This question may not be well describe, but I will try to explain as best as possible.

Suppose somebody gives me some image (say of a plot on the complex plane), and also describes the dimensions of it, say the boundary of the picture vertically is from the origin to the point $2i$ and horizontally from $-1$ to $1$.

Now suppose I want to add some graphic elements such as a line or a Bezier curve using Mathematica. Is there some way to tell Mathematica the scale of the image so that the defining points of graphic elements are consistent with the coordinates of image?

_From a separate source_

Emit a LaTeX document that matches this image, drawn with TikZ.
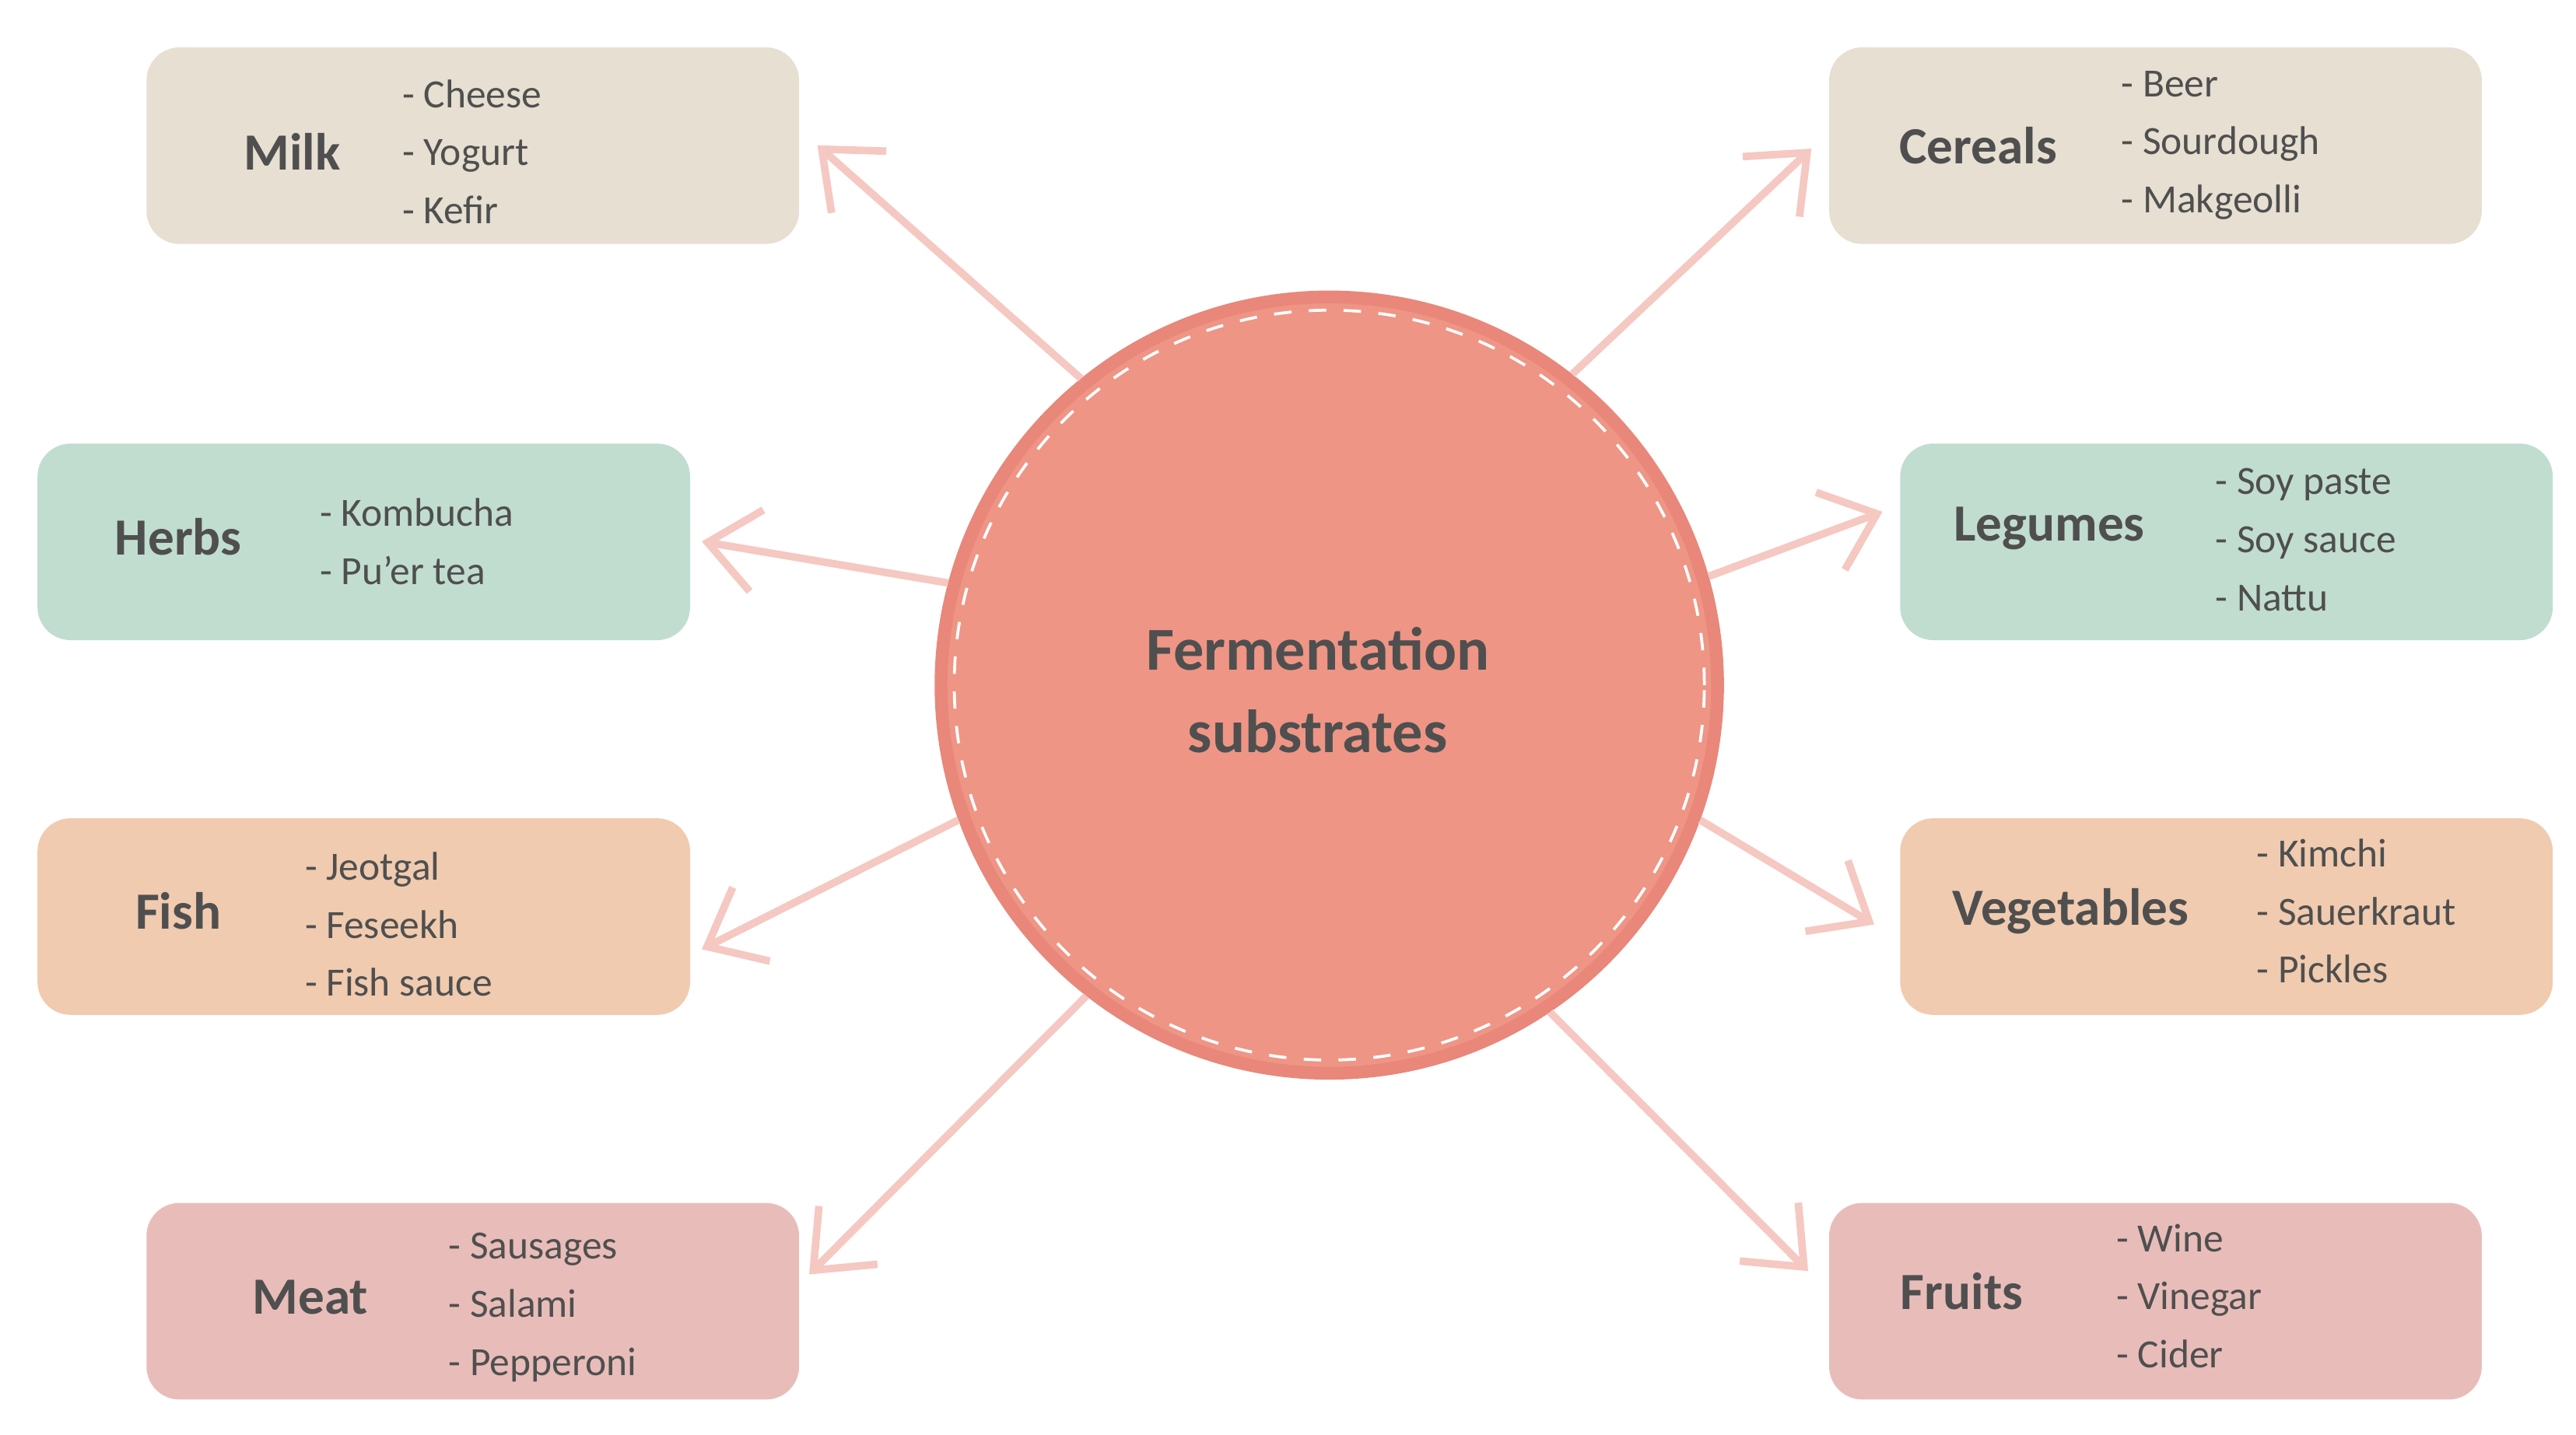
\documentclass[tikz,border=0pt]{standalone}
\usepackage{fontspec}
\setmainfont{Carlito}
\usetikzlibrary{arrows.meta}
\definecolor{txt}{HTML}{4F4F4F}
\definecolor{beige}{HTML}{E6DFD2}
\definecolor{mint}{HTML}{C1DDD0}
\definecolor{peach}{HTML}{F0CBAF}
\definecolor{rose}{HTML}{E8BDB9}
\definecolor{circ}{HTML}{EF9585}
\definecolor{circd}{HTML}{E8877A}
\definecolor{arr}{HTML}{F5C8C2}
\begin{document}
\begin{tikzpicture}[x=0.01cm,y=-0.01cm,
  box/.style={draw=none,rounded corners=0.2cm,minimum width=3.95cm,minimum height=1.19cm,anchor=north west},
  ttl/.style={font=\fontsize{9}{10}\selectfont\bfseries,text=txt},
  lst/.style={font=\fontsize{6.9}{10}\selectfont,text=txt,align=left,anchor=west,inner sep=0},
  con/.style={draw=arr,line width=1.3pt,-{Straight Barb[length=0.3cm,width=0.5cm,line width=1.3pt]}}]
\useasboundingbox (0,0) rectangle (1560,869);
\node[circle,fill=circ,draw=circd,line width=2.2pt,minimum size=4.7cm,inner sep=0] (c) at (805,415) {};
\draw[white,dashed,line width=0.5pt] (805,415) circle (2.27cm);
\node[font=\fontsize{10.5}{14.2}\selectfont\bfseries,text=txt,align=center] (ct) at (798,418) {Fermentation\\substrates};
% boxes
\node[box,fill=beige] (milk) at (88,28) {};
\node[box,fill=beige] (cer) at (1107,28) {};
\node[box,fill=mint] (herb) at (22,268) {};
\node[box,fill=mint] (leg) at (1150,268) {};
\node[box,fill=peach] (fish) at (22,495) {};
\node[box,fill=peach] (veg) at (1150,495) {};
\node[box,fill=rose] (meat) at (88,728) {};
\node[box,fill=rose] (frt) at (1107,728) {};
% texts
\node[ttl] (t1) at (177,92) {Milk};
\node[lst] (l1) at (243,92) {- Cheese\\- Yogurt\\- Kefir};
\node[ttl] (t2) at (1198,88) {Cereals};
\node[lst] (l2) at (1284,88) {- Beer\\- Sourdough\\- Makgeolli};
\node[ttl] (t3) at (108,325) {Herbs};
\node[lst] (l3) at (193,328) {- Kombucha\\- Pu'er tea};
\node[ttl] (t4) at (1241,320) {Legumes};
\node[lst] (l4) at (1341,327) {- Soy paste\\- Soy sauce\\- Nattu};
\node[ttl] (t5) at (108,552) {Fish};
\node[lst] (l5) at (184,560) {- Jeotgal\\- Feseekh\\- Fish sauce};
\node[ttl] (t6) at (1254,552) {Vegetables};
\node[lst] (l6) at (1366,552) {- Kimchi\\- Sauerkraut\\- Pickles};
\node[ttl] (t7) at (188,786) {Meat};
\node[lst] (l7) at (271,792) {- Sausages\\- Salami\\- Pepperoni};
\node[ttl] (t8) at (1188,782) {Fruits};
\node[lst] (l8) at (1281,785) {- Wine\\- Vinegar\\- Cider};
% arrow tips
\coordinate (a1) at (495,88);
\coordinate (a2) at (1097,90);
\coordinate (a3) at (425,328);
\coordinate (a4) at (1140,310);
\coordinate (a5) at (425,575);
\coordinate (a6) at (1135,560);
\coordinate (a7) at (490,772);
\coordinate (a8) at (1095,770);
\draw[con] (c.129) -- (a1);
\draw[con] (c.52) -- (a2);
\draw[con] (c.165) -- (a3);
\draw[con] (c.16) -- (a4);
\draw[con] (c.200) -- (a5);
\draw[con] (c.-20) -- (a6);
\draw[con] (c.-128) -- (a7);
\draw[con] (c.-56) -- (a8);
\end{tikzpicture}
\end{document}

(Apologies if this has an obvious solution, I am currently running a large piece of code so I cannot experiment with this, but I think in past experience this is not an obvious thing one is able to do.)


1 Answer 1


You can use RegionPlot to fit the texture of the image onto a rectangle of the right dimensions, then use Show to combine the rectangle with the Graphics:

(* The image you've been given. I make up a fake one here: *)
img = Image[
  ComplexPlot[Gamma[1/z], {z, -1 - 2 I, 1 + 2 I}, 
   PlotRangePadding -> None, Frame -> None]]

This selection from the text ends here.